By tasking account owners to prevent access to disinformation, the law in effect compels individual citizens to act as censors on behalf of their government. Also, by treating all online publications as true/false propositions, it compels individual citizens to act as arbiters of truth.

Given historical precedence, it is easy to see how this could lead to a witch hunt between everyday internet users. In 2018, for instance, someone appears to have tipped-off Kyrgyz national security to a post by a university lecturer, Temirbek Bolotbek, in which he lambasted Soviet-era architecture as “boring, poor and slave-like shit”. Bolotbek was subsequently investigated for instigating “inter-ethnic discord and conflict” between Russians and Kyrgyz.

Were this incident to happen under the new law, Bolotbek’s opinion could instead be treated as a truth proposition, i.e., that Soviet-era architecture is by definition ugly. A passionate lover of Soviet-era architecture could vehemently disagree, but rather than debate Bolotbek, s/he might flag the post to authorities as being potentially false. In this way, the law invites people to clamp down on debate and see potential enemies of truth - subjective truth - behind every post.

Meanwhile, the law mentions online publications whose target audience are “an undefined number of people”, implying news agencies, civil society organisations, journalists and activists - namely, those whose occupation involves addressing a general audience. If implementation must be manual due to technical handicaps, this phrasing establishes these professionals as the most cost-effective target of surveillance.

Why this law?

All this raises the question: if the ultimate goal is surveillance and censorship, why this law? Surely there must be more effective tools? In fact, the new law is a quite effective tool.

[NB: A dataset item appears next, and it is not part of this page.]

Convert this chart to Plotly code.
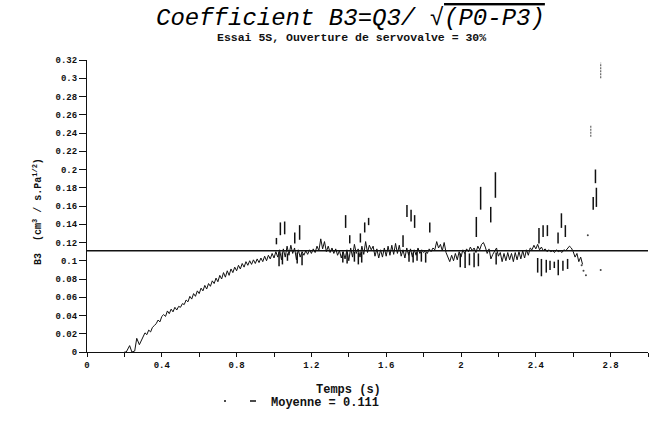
import plotly.graph_objects as go

# ---------------- data ----------------
start_t = [0.20, 0.21, 0.228, 0.24, 0.255, 0.266, 0.28, 0.29]
start_v = [0.0, 0.0, 0.007, 0.0, 0.001, 0.015, 0.008, 0.013]

grid_t0 = 0.30
grid_dt = 0.01
main_v = [
    # 0.30 - 1.02
    0.017, 0.021, 0.019, 0.024, 0.022, 0.027, 0.029, 0.031, 0.035, 0.033,
    0.039, 0.041, 0.039, 0.045, 0.042, 0.047, 0.044, 0.049, 0.046, 0.050,
    0.049, 0.053, 0.052, 0.057, 0.055, 0.061, 0.058, 0.064, 0.061, 0.067,
    0.064, 0.070, 0.067, 0.073, 0.069, 0.075, 0.072, 0.078, 0.075, 0.081,
    0.077, 0.084, 0.080, 0.087, 0.082, 0.089, 0.084, 0.091, 0.087, 0.093,
    0.089, 0.095, 0.091, 0.097, 0.093, 0.099, 0.095, 0.100, 0.096, 0.101,
    0.097, 0.102, 0.098, 0.103, 0.099, 0.105, 0.100, 0.106, 0.102, 0.108,
    0.103, 0.110, 0.104,
    # 1.03 - 2.65
    0.112, 0.101, 0.113, 0.104, 0.116, 0.106, 0.117, 0.108, 0.114, 0.101,
    0.112, 0.104, 0.110, 0.106, 0.111, 0.107, 0.112, 0.108, 0.113, 0.109,
    0.116, 0.111, 0.124, 0.113, 0.121, 0.110, 0.116, 0.109, 0.114, 0.108,
    0.113, 0.106, 0.111, 0.103, 0.110, 0.102, 0.112, 0.100, 0.114, 0.104,
    0.118, 0.108, 0.113, 0.104, 0.116, 0.107, 0.121, 0.109, 0.117, 0.112,
    0.116, 0.105, 0.113, 0.103, 0.112, 0.104, 0.114, 0.105, 0.116, 0.106,
    0.117, 0.107, 0.119, 0.108, 0.117, 0.105, 0.112, 0.103, 0.114, 0.106,
    0.113, 0.104, 0.112, 0.106, 0.114, 0.108, 0.112, 0.109, 0.111, 0.108,
    0.113, 0.110, 0.114, 0.112, 0.121, 0.114, 0.118, 0.111, 0.120, 0.109,
    0.104, 0.099, 0.106, 0.100, 0.108, 0.101, 0.110, 0.104, 0.112, 0.108,
    0.113, 0.110, 0.115, 0.111, 0.114, 0.109, 0.116, 0.112, 0.118, 0.120,
    0.115, 0.108, 0.113, 0.102, 0.107, 0.111, 0.114, 0.105, 0.109, 0.099,
    0.108, 0.100, 0.109, 0.101, 0.108, 0.099, 0.109, 0.101, 0.110, 0.102,
    0.111, 0.103, 0.112, 0.106, 0.114, 0.112, 0.117, 0.113, 0.118, 0.112,
    0.115, 0.111, 0.113, 0.110, 0.112, 0.110, 0.111, 0.109, 0.112, 0.110,
    0.111, 0.109, 0.112, 0.111, 0.113, 0.116, 0.114, 0.110, 0.104, 0.108,
    0.099, 0.104, 0.096,
]

up_t = [1.013, 1.034, 1.057, 1.111, 1.137, 1.383, 1.405, 1.462, 1.485, 1.506,
        1.690, 1.711, 1.733, 1.752, 1.833, 2.082, 2.105, 2.159, 2.184,
        2.417, 2.439, 2.462, 2.519, 2.537, 2.558, 2.707, 2.719, 2.724]
up_lo = [0.118, 0.128, 0.129, 0.119, 0.123, 0.136, 0.119, 0.120, 0.131, 0.139,
         0.115, 0.148, 0.143, 0.136, 0.131, 0.126, 0.156, 0.142, 0.169,
         0.119, 0.126, 0.127, 0.119, 0.136, 0.126, 0.156, 0.185, 0.159]
up_hi = [0.125, 0.142, 0.143, 0.131, 0.139, 0.150, 0.128, 0.130, 0.142, 0.147,
         0.128, 0.161, 0.156, 0.150, 0.142, 0.148, 0.181, 0.159, 0.197,
         0.136, 0.139, 0.139, 0.131, 0.152, 0.139, 0.170, 0.200, 0.180]

down_t = [1.027, 1.045, 1.072, 1.124, 1.150, 1.368, 1.391, 1.430, 1.451, 1.469,
          1.722, 1.744, 1.765, 1.788, 1.811, 1.996, 2.022, 2.045, 2.070, 2.093,
          2.188, 2.410, 2.430, 2.456, 2.476, 2.499, 2.520, 2.545, 2.570]
down_lo = [0.094, 0.096, 0.100, 0.097, 0.095, 0.098, 0.097, 0.099, 0.096, 0.098,
           0.099, 0.098, 0.100, 0.099, 0.098, 0.093, 0.092, 0.095, 0.093, 0.094,
           0.096, 0.087, 0.083, 0.087, 0.090, 0.092, 0.084, 0.089, 0.091]
down_hi = [0.110, 0.109, 0.108, 0.109, 0.108, 0.110, 0.109, 0.110, 0.109, 0.110,
           0.110, 0.109, 0.110, 0.110, 0.109, 0.108, 0.109, 0.108, 0.109, 0.108,
           0.109, 0.103, 0.102, 0.101, 0.100, 0.099, 0.101, 0.100, 0.102]

faint_t = [2.694, 2.747]
faint_lo = [0.236, 0.300]
faint_hi = [0.249, 0.317]

dots_t = [2.645, 2.655, 2.668, 2.678, 2.747]
dots_v = [0.095, 0.089, 0.084, 0.128, 0.090]

mean_value = 0.111
x_ticks = [0.0, 0.2, 0.4, 0.6, 0.8, 1.0, 1.2, 1.4, 1.6, 1.8, 2.0, 2.2, 2.4, 2.6, 2.8, 3.0]
x_ticklabels = ["0", "", "0.4", "", "0.8", "", "1.2", "", "1.6", "", "2", "", "2.4", "", "2.8", ""]

# ---------------- figure ----------------
main_t = start_t + [round(grid_t0 + grid_dt * i, 3) for i in range(len(main_v))]
main_y = start_v + main_v


def segments(ts, lo, hi):
    xs, ys = [], []
    for t, a, b in zip(ts, lo, hi):
        xs += [t, t, None]
        ys += [a, b, None]
    return xs, ys


FONT = "Liberation Mono"
INK = "#111"
fig = go.Figure()

fig.add_trace(go.Scatter(x=[0, 3.0], y=[mean_value, mean_value], mode="lines",
                         line=dict(color=INK, width=1.6), showlegend=False))
fig.add_trace(go.Scatter(x=main_t, y=main_y, mode="lines",
                         line=dict(color=INK, width=1), showlegend=False))
ux, uy = segments(up_t, up_lo, up_hi)
fig.add_trace(go.Scatter(x=ux, y=uy, mode="lines",
                         line=dict(color=INK, width=1.5), showlegend=False))
dx, dy = segments(down_t, down_lo, down_hi)
fig.add_trace(go.Scatter(x=dx, y=dy, mode="lines",
                         line=dict(color=INK, width=1.5), showlegend=False))
fx, fy = segments(faint_t, faint_lo, faint_hi)
fig.add_trace(go.Scatter(x=fx, y=fy, mode="lines",
                         line=dict(color="#666", width=1.2, dash="2px,1px"), showlegend=False))
fig.add_trace(go.Scatter(x=dots_t, y=dots_v, mode="markers",
                         marker=dict(color="#444", size=2), showlegend=False))
# legend entry
fig.add_trace(go.Scatter(x=[None], y=[None], mode="lines", name="Moyenne = " + str(mean_value),
                         line=dict(color=INK, width=1.5, dash="2px,24px,6px,100px")))

fig.update_layout(
    width=650, height=429,
    margin=dict(l=87, r=2, t=60, b=77),
    paper_bgcolor="white", plot_bgcolor="white",
    font=dict(family=FONT, color=INK, size=9, weight="bold"),
    showlegend=True,
    legend=dict(x=(219 - 87) / 561, y=(352 - 401) / 292, xanchor="left", yanchor="middle",
                bgcolor="rgba(0,0,0,0)", font=dict(size=12, family=FONT, weight="bold"),
                itemwidth=42, tracegroupgap=0),
    xaxis=dict(range=[0, 3.0], tickvals=x_ticks, ticktext=x_ticklabels,
               showgrid=False, zeroline=False, showline=True, linecolor=INK, linewidth=1.2,
               ticks="outside", ticklen=4, tickcolor=INK, tickwidth=1,
               tickfont=dict(size=9, family=FONT, weight="bold")),
    yaxis=dict(range=[0, 0.32], dtick=0.02, tick0=0,
               showgrid=False, zeroline=False, showline=True, linecolor=INK, linewidth=1.2,
               ticks="outside", ticklen=7, tickcolor=INK, tickwidth=1,
               tickfont=dict(size=9, family=FONT, weight="bold")),
    annotations=[
        dict(text="<i>Coefficient B3=Q3/ √<span style='text-decoration:overline'>(P0-P3)</span></i>",
             x=(350 - 87) / 561, y=(352 - 18) / 292, xref="paper", yref="paper",
             xanchor="center", yanchor="middle",
             showarrow=False, font=dict(size=24, family=FONT, weight="normal", color="#000")),
        dict(text="Essai 5S, Ouverture de servovalve = 30%",
             x=(351 - 87) / 561, y=(352 - 38) / 292, xref="paper", yref="paper",
             xanchor="center", yanchor="middle",
             showarrow=False, font=dict(size=11.5, family=FONT, weight="bold")),
        dict(text="B3  (cm<sup>3</sup> / s.Pa<sup>1/2</sup>)",
             x=(37 - 87) / 561, y=(352 - 212) / 292, xref="paper", yref="paper",
             xanchor="center", yanchor="middle",
             textangle=-90, showarrow=False, font=dict(size=10, family=FONT, weight="bold")),
        dict(text="Temps (s)",
             x=(348 - 87) / 561, y=(352 - 390) / 292, xref="paper", yref="paper",
             xanchor="center", yanchor="middle",
             showarrow=False, font=dict(size=12, family=FONT, weight="bold")),
    ],
)

fig.write_html("out.html")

In recent decades, attempts to legalise censorship in democratic contexts have relied upon either national security rationales or libel. Kyrgyzstan has already tried both, especially libel, specifically against news agencies, even bankrupting one. Such attempts eventually backfire in public opinion, as the general public inevitably reassesses the balance between their safety and their freedom, while libel laws inevitably and blatantly favour wealthy elites.

Disinformation, however, poses a more abstract rationale that is difficult to contend with. The evidential requirements to accuse someone of propagating “fake news” are lower than accusing someone of slander, much less of instigating inter-ethnic conflict.

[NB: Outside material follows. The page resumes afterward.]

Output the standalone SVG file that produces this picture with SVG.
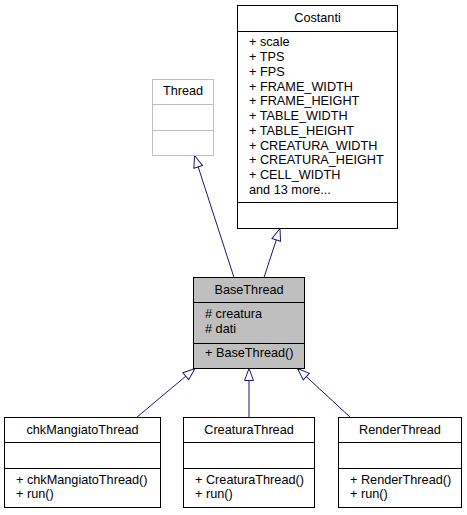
<svg xmlns="http://www.w3.org/2000/svg" width="467" height="515" viewBox="0 0 467 515">
<style>
text{font-family:"Liberation Sans",Arial,sans-serif;font-size:12.7px;fill:#000}
.t{text-anchor:middle}
.box{fill:#fff;stroke:#000;stroke-width:1}
.gray{fill:#fff;stroke:#bfbfbf;stroke-width:1}
.cur{fill:#bfbfbf;stroke:#000;stroke-width:1}
.div{stroke:#000;stroke-width:1}
.divg{stroke:#bfbfbf;stroke-width:1}
.edge{stroke:#191970;stroke-width:1;fill:none;marker-end:url(#inh)}
</style>
<defs>
<marker id="inh" viewBox="-14 -7 16 14" refX="0" refY="0" markerWidth="16" markerHeight="14" markerUnits="userSpaceOnUse" orient="auto">
<path d="M0,0 L-12,-4.5 L-12,4.5 Z" fill="#fff" stroke="#191970" stroke-width="1"/>
</marker>
</defs>
<rect width="467" height="515" fill="#fff"/>
<g id="edges">
<line class="edge" x1="234" y1="277.5" x2="194.5" y2="155.5"/>
<line class="edge" x1="264" y1="277.5" x2="280" y2="228.5"/>
<line class="edge" x1="136.5" y1="417.5" x2="195" y2="368.5"/>
<line class="edge" x1="249" y1="417.5" x2="249" y2="368.5"/>
<line class="edge" x1="350.5" y1="417.5" x2="297.5" y2="368.5"/>
</g>
<g id="Thread">
<rect class="gray" x="152.5" y="79.5" width="61" height="76"/>
<line class="divg" x1="152.5" y1="104.5" x2="213.5" y2="104.5"/>
<line class="divg" x1="152.5" y1="130.5" x2="213.5" y2="130.5"/>
<text class="t" x="183" y="94.5">Thread</text>
</g>
<g id="Costanti">
<rect class="box" x="237.5" y="5.5" width="160" height="223"/>
<line class="div" x1="237.5" y1="31.5" x2="397.5" y2="31.5"/>
<line class="div" x1="237.5" y1="202.5" x2="397.5" y2="202.5"/>
<text class="t" x="317.5" y="22">Costanti</text>
<text x="249" y="46.3">+ scale</text>
<text x="249" y="61">+ TPS</text>
<text x="249" y="75.8">+ FPS</text>
<text x="249" y="90.5">+ FRAME_WIDTH</text>
<text x="249" y="105.3">+ FRAME_HEIGHT</text>
<text x="249" y="120">+ TABLE_WIDTH</text>
<text x="249" y="134.8">+ TABLE_HEIGHT</text>
<text x="249" y="149.5">+ CREATURA_WIDTH</text>
<text x="249" y="164.3">+ CREATURA_HEIGHT</text>
<text x="249" y="179">+ CELL_WIDTH</text>
<text x="249" y="193.8">and 13 more...</text>
</g>
<g id="BaseThread">
<rect class="cur" x="193.5" y="277.5" width="111" height="91"/>
<line class="div" x1="193.5" y1="302.5" x2="304.5" y2="302.5"/>
<line class="div" x1="193.5" y1="343.5" x2="304.5" y2="343.5"/>
<text class="t" x="249" y="294">BaseThread</text>
<text x="205" y="318.3"># creatura</text>
<text x="205" y="332.5"># dati</text>
<text x="205" y="357">+ BaseThread()</text>
</g>
<g id="chkMangiatoThread">
<rect class="box" x="4.5" y="417.5" width="156" height="90"/>
<line class="div" x1="4.5" y1="442.5" x2="160.5" y2="442.5"/>
<line class="div" x1="4.5" y1="468.5" x2="160.5" y2="468.5"/>
<text class="t" x="82.5" y="434">chkMangiatoThread</text>
<text x="16" y="484">+ chkMangiatoThread()</text>
<text x="16" y="498">+ run()</text>
</g>
<g id="CreaturaThread">
<rect class="box" x="183.5" y="417.5" width="131" height="90"/>
<line class="div" x1="183.5" y1="442.5" x2="314.5" y2="442.5"/>
<line class="div" x1="183.5" y1="468.5" x2="314.5" y2="468.5"/>
<text class="t" x="249" y="434">CreaturaThread</text>
<text x="195" y="484">+ CreaturaThread()</text>
<text x="195" y="498">+ run()</text>
</g>
<g id="RenderThread">
<rect class="box" x="338.5" y="417.5" width="123" height="90"/>
<line class="div" x1="338.5" y1="442.5" x2="461.5" y2="442.5"/>
<line class="div" x1="338.5" y1="468.5" x2="461.5" y2="468.5"/>
<text class="t" x="400" y="434">RenderThread</text>
<text x="350" y="484">+ RenderThread()</text>
<text x="350" y="498">+ run()</text>
</g>
</svg>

Gulshat Asylbayeva, the law’s sponsor, claims that the legislation was inspired by the spread of Covid-19-related disinformation, including conspiracy theories about the origins of the novel coronavirus and dangerous pseudo-medical treatments. However, there is deep concern among Kyrgyzstan’s journalism and civil society communities that this is an attempt by politicians and the illicit patronage networks which back them to manipulate the upcoming October 2020 parliamentary election by chilling free speech.

The law’s passage comes on the back of a controversial parliamentary ruling that exonerated the Kyrgyz government of involvement in a massive corruption scandal. In November 2019, an international journalistic investigation accused Raimbek Matraimov, former deputy chairman of the Kyrgyz state customs agency, of being a key figure in embezzling US$932 million worth of customs revenue and goods out of Kyrgyzstan. The embezzlement was alleged to have been facilitated by businessman Aierken Saimaiti, who turned whistleblower only to be assassinated in Istanbul shortly before the news report was published. Matraimov and his family have denied any connection to Saimaiti or being involved in corruption, and have since filed a libel suit against the news agencies who conducted the investigation. (Note: the journalistic investigation is still ongoing and released new information today.)

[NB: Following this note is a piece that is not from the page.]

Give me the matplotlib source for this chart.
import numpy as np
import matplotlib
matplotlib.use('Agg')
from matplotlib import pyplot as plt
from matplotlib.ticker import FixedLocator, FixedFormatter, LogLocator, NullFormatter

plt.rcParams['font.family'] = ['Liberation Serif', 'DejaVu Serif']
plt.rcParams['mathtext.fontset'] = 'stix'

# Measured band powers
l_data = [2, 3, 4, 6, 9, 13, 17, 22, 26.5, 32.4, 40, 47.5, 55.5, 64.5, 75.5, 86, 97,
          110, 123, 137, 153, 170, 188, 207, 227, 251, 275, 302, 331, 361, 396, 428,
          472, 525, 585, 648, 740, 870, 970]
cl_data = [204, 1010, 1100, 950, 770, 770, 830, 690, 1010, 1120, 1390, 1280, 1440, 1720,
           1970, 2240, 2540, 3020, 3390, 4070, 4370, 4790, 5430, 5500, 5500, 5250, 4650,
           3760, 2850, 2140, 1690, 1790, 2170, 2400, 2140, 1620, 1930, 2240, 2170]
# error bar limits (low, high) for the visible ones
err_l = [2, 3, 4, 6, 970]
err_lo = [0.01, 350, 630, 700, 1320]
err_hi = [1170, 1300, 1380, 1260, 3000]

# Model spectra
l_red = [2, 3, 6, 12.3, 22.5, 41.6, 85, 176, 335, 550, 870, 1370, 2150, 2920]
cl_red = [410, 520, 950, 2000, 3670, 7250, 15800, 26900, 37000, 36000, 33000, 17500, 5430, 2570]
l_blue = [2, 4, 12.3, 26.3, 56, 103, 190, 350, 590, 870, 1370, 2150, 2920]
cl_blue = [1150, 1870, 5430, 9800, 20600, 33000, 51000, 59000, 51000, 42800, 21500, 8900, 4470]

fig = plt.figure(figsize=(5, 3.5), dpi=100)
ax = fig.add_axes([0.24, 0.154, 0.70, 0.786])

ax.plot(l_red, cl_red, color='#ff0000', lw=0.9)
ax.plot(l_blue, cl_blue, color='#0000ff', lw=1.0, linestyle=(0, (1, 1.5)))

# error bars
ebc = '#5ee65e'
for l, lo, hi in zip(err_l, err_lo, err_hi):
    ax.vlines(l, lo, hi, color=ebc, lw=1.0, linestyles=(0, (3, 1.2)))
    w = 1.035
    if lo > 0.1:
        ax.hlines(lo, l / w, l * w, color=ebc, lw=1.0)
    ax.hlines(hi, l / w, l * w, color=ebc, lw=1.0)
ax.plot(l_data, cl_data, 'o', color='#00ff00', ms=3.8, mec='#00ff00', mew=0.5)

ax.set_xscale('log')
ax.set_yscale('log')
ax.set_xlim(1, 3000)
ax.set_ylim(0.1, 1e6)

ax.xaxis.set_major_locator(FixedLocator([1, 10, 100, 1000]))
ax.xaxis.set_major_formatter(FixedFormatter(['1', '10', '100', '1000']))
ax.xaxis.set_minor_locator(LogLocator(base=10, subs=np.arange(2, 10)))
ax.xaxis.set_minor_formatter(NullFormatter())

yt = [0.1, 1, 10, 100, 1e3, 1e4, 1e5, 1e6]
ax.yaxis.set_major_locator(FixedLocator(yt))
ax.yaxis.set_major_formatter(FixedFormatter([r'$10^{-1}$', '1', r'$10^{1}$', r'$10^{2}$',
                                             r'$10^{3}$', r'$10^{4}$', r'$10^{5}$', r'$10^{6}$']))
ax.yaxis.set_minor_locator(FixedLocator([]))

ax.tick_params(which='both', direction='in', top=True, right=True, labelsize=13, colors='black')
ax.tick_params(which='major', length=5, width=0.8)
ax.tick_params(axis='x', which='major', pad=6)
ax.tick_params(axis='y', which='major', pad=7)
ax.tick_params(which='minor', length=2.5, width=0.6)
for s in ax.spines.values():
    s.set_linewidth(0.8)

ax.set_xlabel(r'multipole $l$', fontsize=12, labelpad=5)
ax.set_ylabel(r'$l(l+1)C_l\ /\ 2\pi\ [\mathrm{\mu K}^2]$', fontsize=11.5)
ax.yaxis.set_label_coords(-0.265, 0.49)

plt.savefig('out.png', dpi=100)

If ratified by the president, the law will make it dangerous to raise concerns in digital spaces about corruption and behind-the-scenes influence upon the political process. Of all the wonders of this “wonderful” law, it does not matter whether a statement is actually false. What matters is that it might be false, which is sufficient to trigger an investigation and a take down order. In the hands of Kyrgyzstan’s unscrupulous politicians, this is a powerful weapon indeed.